A 9-year-old girl in Arizona being taught to fire an Uzi machine gun lost control of the weapon and killed her shooting instructor. The Internet has a video.
This is the kind of horrible incident that invites overheated debate. Herewith four blunt points—framed as questions and intended to shed light before the ideologues go ballistic.
1. Wait, a 9-year-old can get her hands on an Uzi? Yes. In most places, it’s legal for children under adult supervision to fire guns. The operator of the Arizona range permitted kids as young as 8 to shoot. The little girl in this case was brought to the range by her parents. Instructor Charles Vacca can be seen on the video released by police eagerly explaining to the youngster how to hold and point the Uzi, a potent weapon originally made for the Israeli military. After the girl fired a single round in semiautomatic mode, Vacca switched the gun to fully automatic and urged her to let loose. A fully automatic weapon, referred to as a machine gun, spews rounds continuously as long as the trigger is depressed. The Uzi’s recoil apparently proved too much for the girl in Arizona, causing the barrel to drift up and to her left, where Vacca was standing close by.
2. Machine guns are legal? Yes and no. Civilians can’t walk into a gun store and buy a new fully automatic weapon. But in 1986, when the law was tightened, lots of older machine guns were grandfathered in, meaning it’s legal to possess them if they’re properly registered with the federal government. Selling or otherwise transferring an automatic weapon is subject to much stricter oversight than a standard firearm transaction. Still, with enough persistence, a clean record, and $15,000 or so (they’re expensive), it’s possible to acquire a late-model machine gun in most states. Firing ranges in Arizona, Nevada, and other gun-friendly places have made machine-gun tourism a lucrative business. I’ve fired fully automatic weapons at a place in Las Vegas. It was fun and a little scary, as I imagine driving a race car at high speed on a closed track would be.

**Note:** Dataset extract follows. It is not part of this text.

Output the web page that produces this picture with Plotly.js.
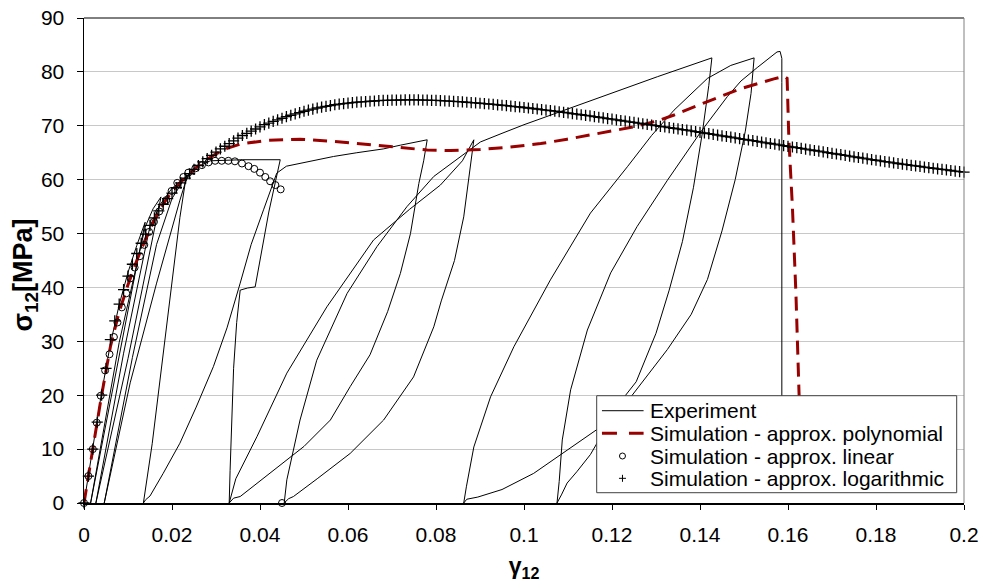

3. So should a little kid be firing an Uzi or any other machine gun? No. Not even with adult supervision. It’s one thing for grandpa to show a physically competent adolescent how to pull the trigger on a .22, which has gentle recoil. In many American families, guns are a part of growing up, and learning to fire a rifle needn’t be any more dangerous than learning to drive a car within the speed limit. Both require careful supervision and a degree of a maturity. Both require risk-benefit analysis better performed by adults. It might be cute to see a 9-year-old driving the family sedan, but I wouldn’t want to be sitting in the passenger seat or standing nearby.
4. Does the Arizona episode mean we live in a whacko gun culture? Those saying yes are going to remind you of a 2008 case in which an 8-year-old Massachusetts boy—under adult supervision at a gun club—accidentally shot himself in the head with an Uzi and died. Those saying no, guns are as American as apple pie, will point out, accurately, that for years, the number of accidental shootings has been declining, along with overall gun deaths. By those measures, we’re becoming a safer country, even as some parents defy common sense and put machine guns in the hands of little kids.